In the second assignment of error it is urged that the Government failed to follow all reasonable leads in an attempt to establish the true facts in its net worth case, as required by Holland v. United States, supra, and kindred cases. Two instances of this failure to track down leads are urged in connection with the buried money contention. When Internal Revenue investigators were questioning appellant on December 9, 1952, he mentioned the buried money and asserted that his son Roger had seen him count it during the period prior to 1947. It is urged that the Government erred in not interrogating the son. At this time appellant's son was in the army. His address was furnished and it is urged that the Government erred in not having someone near the boy's army camp interrogate him on the claim of buried money before the father had time to prepare him for the questioning. Appellant had stated to the investigator that "I don't think he will answer any questions for you." In view of that as well as the further fact that if the son had corroborated his father's statement, it would not have conclusively established the existence of such a buried hoard at that time, it is our view that failure to interrogate the son did not constitute a violation of the admonition of the Supreme Court.

12

With respect to the cashing of the mutilated or deteriorated money in Russell, Kansas, and Omaha, Nebraska, it is urged that the Government should have done more checking than it did. Appellant's wife told the agents that she put $26,000 of this money in the first National Bank of Omaha, Nebraska. The agent did check with the bank and the records there showed such a deposit but no record that it was deteriorated money and the agent did not investigate further than writing to the Currency Redemption Department. No hint was given by appellant's wife that the deteriorated money had first been converted to good money at the Omaha National Bank and the good bills then taken and placed in deposit in another bank. In the absence of more information than the Government had, we do not think it was required to check every bank in Omaha to see if deteriorated money had been redeemed there.

13

The instant net worth case involves tracing transactions over a number of years.
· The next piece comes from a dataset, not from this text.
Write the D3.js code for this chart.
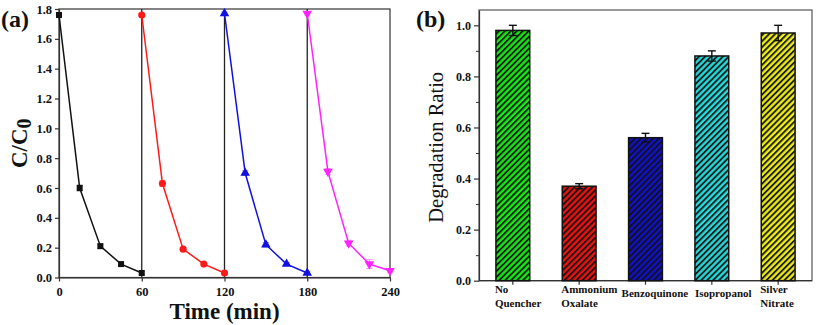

Appellant's total net worth at the end of the prosecution period was nearly a quarter of a million dollars. Taking this into account and the further fact that books on a large part of the operation were nonexistent, it seems inconceivable that all ends would be tied down and no remote possibilities overlooked. It is our conclusion from a careful examination of the entire record that the Government made a reasonable effort to track down all sources of possible information in establishing appellant's net worth and that there was no violation of the admonition laid down by the Supreme Court in the Holland case.

14

Affirmed.

Notes:

1. Friedberg v. United States, 348 U.S. 142, 75 S.Ct. 138, 99 L.Ed. 188; Smith v. United States, 348 U.S. 147, 75 S.Ct. 194, 99 L.Ed. 192; United States v. Calderon, 348 U.S. 160, 75 S.Ct. 186, 99 L.Ed. 202.